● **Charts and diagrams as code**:
----

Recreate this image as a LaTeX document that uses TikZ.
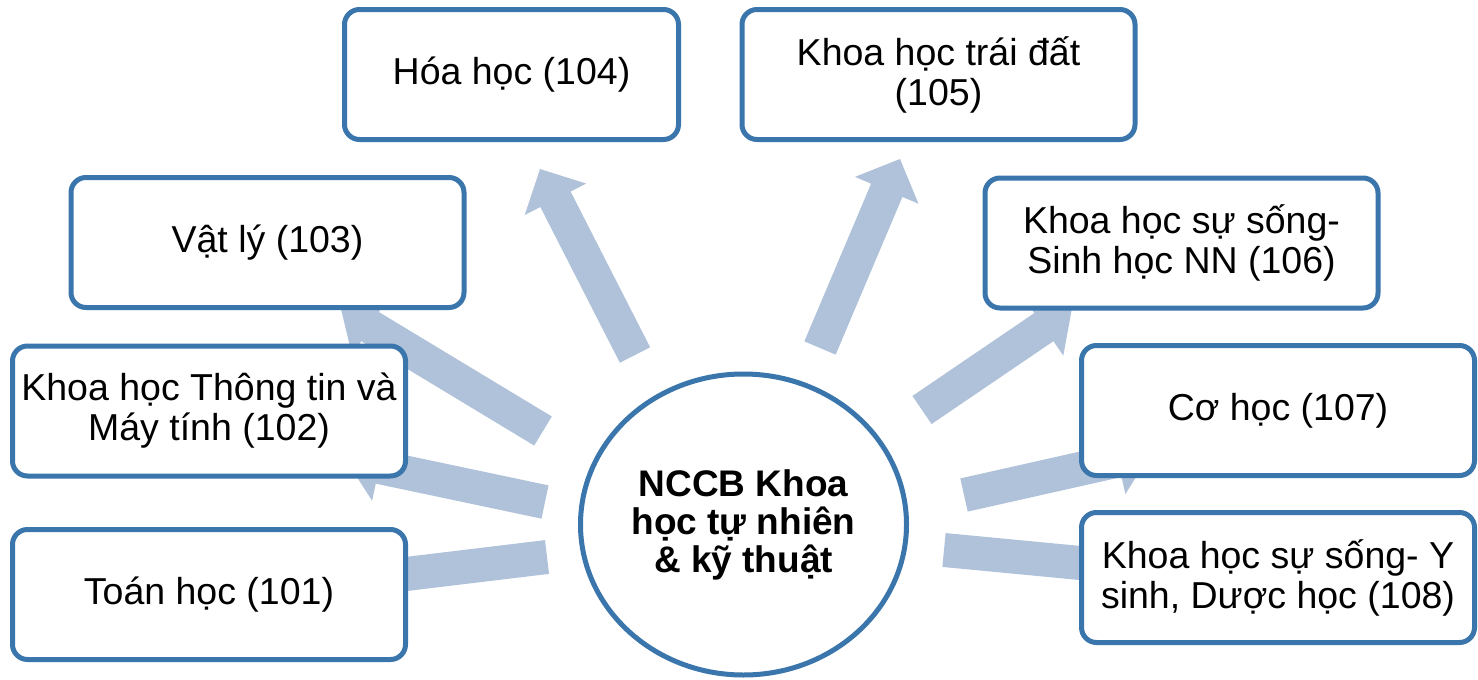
\documentclass[tikz,border=0pt]{standalone}
\usepackage{fontspec}
\setmainfont{Liberation Sans}
\usetikzlibrary{calc,shapes.geometric}
\definecolor{boxline}{RGB}{58,117,172}
\definecolor{arrowfill}{RGB}{175,194,218}
\newcommand\blockarrow[2]{%
  \coordinate (hb) at ($(#2)!34pt!(#1)$);
  \fill[arrowfill] ($(#1)!17pt!-90:(#2)$) -- ($(hb)!17pt!-90:(#2)$) -- ($(hb)!34.5pt!-90:(#2)$) -- (#2)
    -- ($(hb)!34.5pt!90:(#2)$) -- ($(hb)!17pt!90:(#2)$) -- ($(#1)!17pt!90:(#2)$) -- cycle;}
\begin{document}
\begin{tikzpicture}[x=1pt,y=-1pt,
  catbox/.style={draw=boxline, line width=5pt, fill=white, rounded corners=15pt,
    minimum width=393pt, minimum height=130pt, inner sep=0pt, align=center,
    font=\fontsize{37.5}{40}\selectfont},
  hub/.style={draw=boxline, line width=5pt, fill=white, ellipse,
    minimum width=326pt, minimum height=301pt, inner sep=0pt, align=center,
    font=\fontsize{37}{38}\selectfont\bfseries}]
\useasboundingbox (0,0) rectangle (1478,680);
% arrow end points
\coordinate (t1) at (547,557);   \coordinate (h1) at (348,581);
\coordinate (t2) at (545,502);   \coordinate (h2) at (346,460);
\coordinate (t3) at (543,431);   \coordinate (h3) at (341,309);
\coordinate (t4) at (635,355);   \coordinate (h4) at (540,169);
\coordinate (t5) at (820,348);   \coordinate (h5) at (900,159);
\coordinate (t6) at (922,410);   \coordinate (h6) at (1072,308);
\coordinate (t7) at (964,495);   \coordinate (h7) at (1151,453);
\coordinate (t8) at (944,550);   \coordinate (h8) at (1143,569);
\blockarrow{t1}{h1}
\blockarrow{t2}{h2}
\blockarrow{t3}{h3}
\blockarrow{t4}{h4}
\blockarrow{t5}{h5}
\blockarrow{t6}{h6}
\blockarrow{t7}{h7}
\blockarrow{t8}{h8}
% boxes
\node[catbox] (b101) at (209,594.5) {Toán học (101)};
\node[catbox] (b102) at (209,411) {Khoa học Thông tin và\\Máy tính (102)};
\node[catbox] (b103) at (267.5,242.5) {Vật lý (103)};
\node[catbox, minimum width=334pt] (b104) at (511.5,74.5) {Hóa học (104)};
\node[catbox] (b105) at (938.5,74.5) {Khoa học trái đất\\(105)};
\node[catbox] (b106) at (1181.5,243) {Khoa học sự sống-\\Sinh học NN (106)};
\node[catbox] (b107) at (1278,410.5) {Cơ học (107)};
\node[catbox] (b108) at (1278,577.5) {Khoa học sự sống- Y\\sinh, Dược học (108)};
\node[hub] (hub) at (743.5,524.5) {NCCB Khoa\\học tự nhiên\\\& kỹ thuật};
\end{tikzpicture}
\end{document}
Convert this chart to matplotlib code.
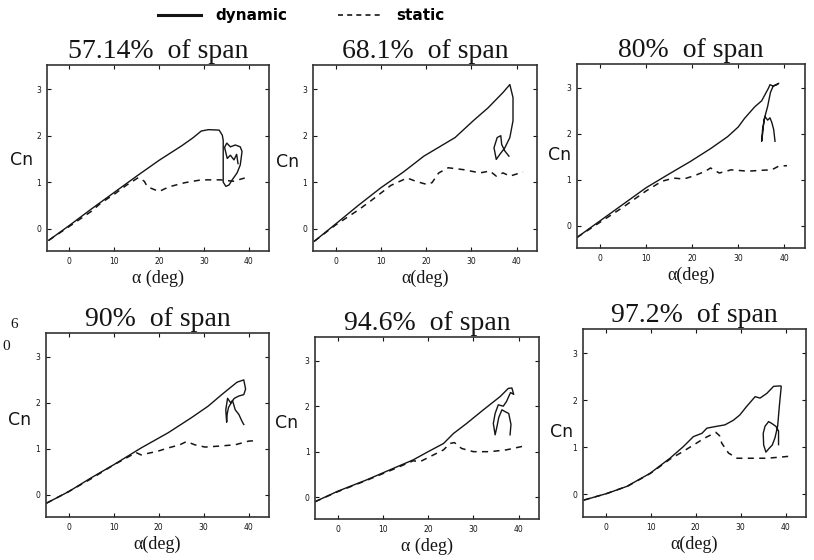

----

● **Stated task**: Using the records above, output their complete text exactly, minus any images.

● **Output of the exercise**:
Recreate this image as a LaTeX document that uses TikZ.
\documentclass[tikz,border=0pt]{standalone}
\usepackage{fontspec}
\setmainfont{Liberation Sans}
\usetikzlibrary{calc,shapes.geometric}
\definecolor{boxline}{RGB}{58,117,172}
\definecolor{arrowfill}{RGB}{175,194,218}
\newcommand\blockarrow[2]{%
  \coordinate (hb) at ($(#2)!34pt!(#1)$);
  \fill[arrowfill] ($(#1)!17pt!-90:(#2)$) -- ($(hb)!17pt!-90:(#2)$) -- ($(hb)!34.5pt!-90:(#2)$) -- (#2)
    -- ($(hb)!34.5pt!90:(#2)$) -- ($(hb)!17pt!90:(#2)$) -- ($(#1)!17pt!90:(#2)$) -- cycle;}
\begin{document}
\begin{tikzpicture}[x=1pt,y=-1pt,
  catbox/.style={draw=boxline, line width=5pt, fill=white, rounded corners=15pt,
    minimum width=393pt, minimum height=130pt, inner sep=0pt, align=center,
    font=\fontsize{37.5}{40}\selectfont},
  hub/.style={draw=boxline, line width=5pt, fill=white, ellipse,
    minimum width=326pt, minimum height=301pt, inner sep=0pt, align=center,
    font=\fontsize{37}{38}\selectfont\bfseries}]
\useasboundingbox (0,0) rectangle (1478,680);
% arrow end points
\coordinate (t1) at (547,557);   \coordinate (h1) at (348,581);
\coordinate (t2) at (545,502);   \coordinate (h2) at (346,460);
\coordinate (t3) at (543,431);   \coordinate (h3) at (341,309);
\coordinate (t4) at (635,355);   \coordinate (h4) at (540,169);
\coordinate (t5) at (820,348);   \coordinate (h5) at (900,159);
\coordinate (t6) at (922,410);   \coordinate (h6) at (1072,308);
\coordinate (t7) at (964,495);   \coordinate (h7) at (1151,453);
\coordinate (t8) at (944,550);   \coordinate (h8) at (1143,569);
\blockarrow{t1}{h1}
\blockarrow{t2}{h2}
\blockarrow{t3}{h3}
\blockarrow{t4}{h4}
\blockarrow{t5}{h5}
\blockarrow{t6}{h6}
\blockarrow{t7}{h7}
\blockarrow{t8}{h8}
% boxes
\node[catbox] (b101) at (209,594.5) {Toán học (101)};
\node[catbox] (b102) at (209,411) {Khoa học Thông tin và\\Máy tính (102)};
\node[catbox] (b103) at (267.5,242.5) {Vật lý (103)};
\node[catbox, minimum width=334pt] (b104) at (511.5,74.5) {Hóa học (104)};
\node[catbox] (b105) at (938.5,74.5) {Khoa học trái đất\\(105)};
\node[catbox] (b106) at (1181.5,243) {Khoa học sự sống-\\Sinh học NN (106)};
\node[catbox] (b107) at (1278,410.5) {Cơ học (107)};
\node[catbox] (b108) at (1278,577.5) {Khoa học sự sống- Y\\sinh, Dược học (108)};
\node[hub] (hub) at (743.5,524.5) {NCCB Khoa\\học tự nhiên\\\& kỹ thuật};
\end{tikzpicture}
\end{document}
Convert this chart to matplotlib code.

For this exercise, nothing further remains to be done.